### TASK DESCRIPTION
Extract only the first line of the listing and every line after it up to and including the one with "met_y = [0, 20, 36, 95, 142, 312, 508, 432]". Omit the pictures.

** start of MATERIAL PROVIDED **

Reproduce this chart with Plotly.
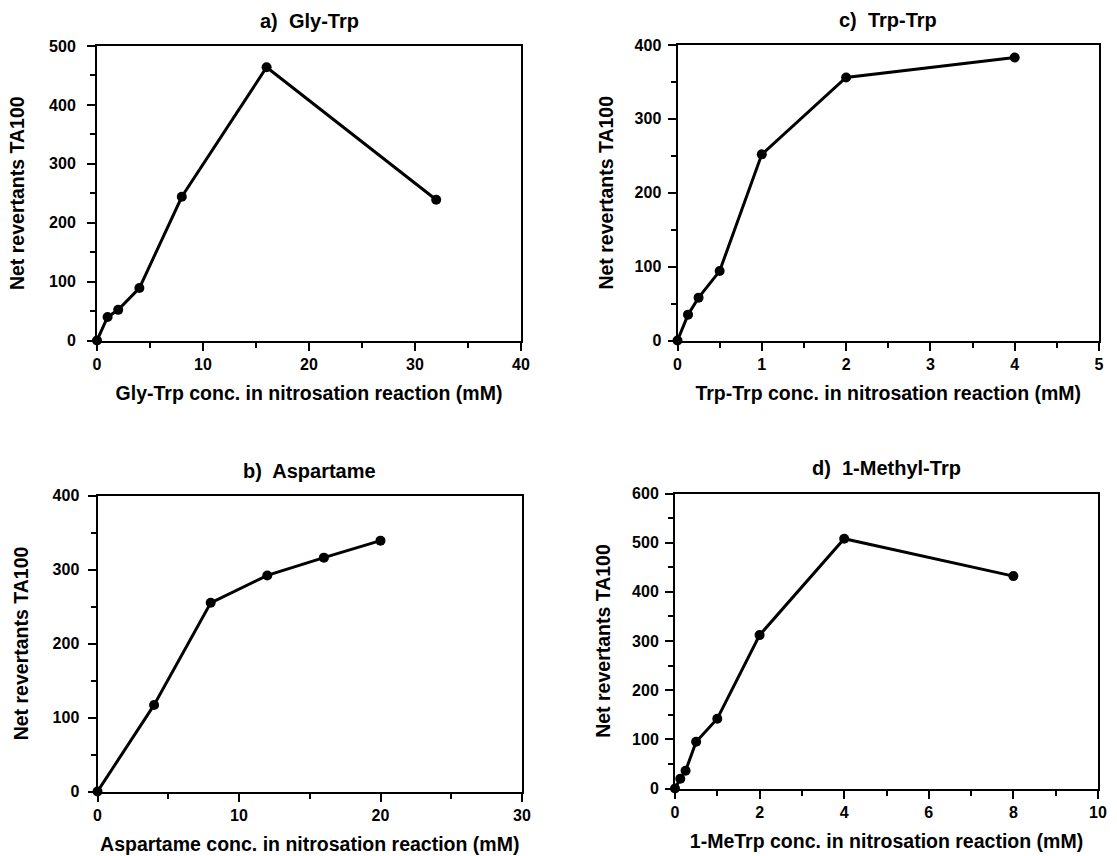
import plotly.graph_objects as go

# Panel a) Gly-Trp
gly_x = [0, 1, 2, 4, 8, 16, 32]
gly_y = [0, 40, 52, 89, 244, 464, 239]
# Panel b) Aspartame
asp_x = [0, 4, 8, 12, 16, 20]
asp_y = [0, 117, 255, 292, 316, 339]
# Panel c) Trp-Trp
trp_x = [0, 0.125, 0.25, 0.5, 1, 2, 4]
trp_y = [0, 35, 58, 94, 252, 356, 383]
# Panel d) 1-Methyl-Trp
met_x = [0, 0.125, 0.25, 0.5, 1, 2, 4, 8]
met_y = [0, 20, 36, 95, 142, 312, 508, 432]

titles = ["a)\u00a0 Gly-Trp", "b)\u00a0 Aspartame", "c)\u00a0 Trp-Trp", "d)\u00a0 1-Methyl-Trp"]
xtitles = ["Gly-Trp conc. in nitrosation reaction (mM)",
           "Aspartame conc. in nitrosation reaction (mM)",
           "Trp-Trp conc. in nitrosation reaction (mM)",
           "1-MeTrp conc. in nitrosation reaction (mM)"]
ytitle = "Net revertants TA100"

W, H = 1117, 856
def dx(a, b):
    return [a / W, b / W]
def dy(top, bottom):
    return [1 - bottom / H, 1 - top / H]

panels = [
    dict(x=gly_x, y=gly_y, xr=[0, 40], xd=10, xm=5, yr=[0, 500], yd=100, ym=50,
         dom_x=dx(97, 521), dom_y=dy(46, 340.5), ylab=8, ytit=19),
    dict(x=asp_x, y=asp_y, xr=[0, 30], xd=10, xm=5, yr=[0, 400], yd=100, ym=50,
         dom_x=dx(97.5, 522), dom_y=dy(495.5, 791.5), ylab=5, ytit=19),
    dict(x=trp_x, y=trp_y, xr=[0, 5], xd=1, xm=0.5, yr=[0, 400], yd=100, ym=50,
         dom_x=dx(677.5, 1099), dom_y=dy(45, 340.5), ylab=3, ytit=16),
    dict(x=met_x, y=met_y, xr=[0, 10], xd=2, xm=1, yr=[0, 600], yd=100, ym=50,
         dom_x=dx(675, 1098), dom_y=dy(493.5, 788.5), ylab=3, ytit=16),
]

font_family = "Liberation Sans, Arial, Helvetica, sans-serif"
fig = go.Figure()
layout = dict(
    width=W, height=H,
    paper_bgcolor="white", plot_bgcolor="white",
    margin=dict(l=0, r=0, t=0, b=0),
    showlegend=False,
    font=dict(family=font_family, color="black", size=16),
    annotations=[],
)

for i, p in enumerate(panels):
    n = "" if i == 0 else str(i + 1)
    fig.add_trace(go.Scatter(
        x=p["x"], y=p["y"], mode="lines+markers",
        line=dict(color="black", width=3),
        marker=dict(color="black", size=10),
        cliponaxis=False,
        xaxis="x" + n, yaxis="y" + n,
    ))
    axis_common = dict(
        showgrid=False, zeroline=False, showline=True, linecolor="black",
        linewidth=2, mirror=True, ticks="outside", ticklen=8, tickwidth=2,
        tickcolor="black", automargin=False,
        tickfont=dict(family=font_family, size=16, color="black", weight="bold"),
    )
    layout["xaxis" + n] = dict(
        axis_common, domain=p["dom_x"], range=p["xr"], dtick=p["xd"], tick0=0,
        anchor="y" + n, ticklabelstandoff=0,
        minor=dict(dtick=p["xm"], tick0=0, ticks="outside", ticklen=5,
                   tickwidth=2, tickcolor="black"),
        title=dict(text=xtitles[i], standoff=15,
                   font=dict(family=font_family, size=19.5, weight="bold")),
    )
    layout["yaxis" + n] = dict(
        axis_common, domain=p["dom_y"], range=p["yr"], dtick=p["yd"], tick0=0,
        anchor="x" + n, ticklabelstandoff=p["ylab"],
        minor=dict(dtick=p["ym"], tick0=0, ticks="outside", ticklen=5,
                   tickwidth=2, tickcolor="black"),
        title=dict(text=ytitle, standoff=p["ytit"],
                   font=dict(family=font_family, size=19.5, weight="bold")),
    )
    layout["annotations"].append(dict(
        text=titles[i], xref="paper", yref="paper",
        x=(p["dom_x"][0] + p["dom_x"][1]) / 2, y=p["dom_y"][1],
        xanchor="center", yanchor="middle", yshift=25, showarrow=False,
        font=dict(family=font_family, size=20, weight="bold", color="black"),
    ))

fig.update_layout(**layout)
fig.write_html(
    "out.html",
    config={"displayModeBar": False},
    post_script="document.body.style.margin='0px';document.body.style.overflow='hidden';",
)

** end of MATERIAL PROVIDED **

### ANSWER FOR THIS EXERCISE
Reproduce this chart with Plotly.
import plotly.graph_objects as go

# Panel a) Gly-Trp
gly_x = [0, 1, 2, 4, 8, 16, 32]
gly_y = [0, 40, 52, 89, 244, 464, 239]
# Panel b) Aspartame
asp_x = [0, 4, 8, 12, 16, 20]
asp_y = [0, 117, 255, 292, 316, 339]
# Panel c) Trp-Trp
trp_x = [0, 0.125, 0.25, 0.5, 1, 2, 4]
trp_y = [0, 35, 58, 94, 252, 356, 383]
# Panel d) 1-Methyl-Trp
met_x = [0, 0.125, 0.25, 0.5, 1, 2, 4, 8]
met_y = [0, 20, 36, 95, 142, 312, 508, 432]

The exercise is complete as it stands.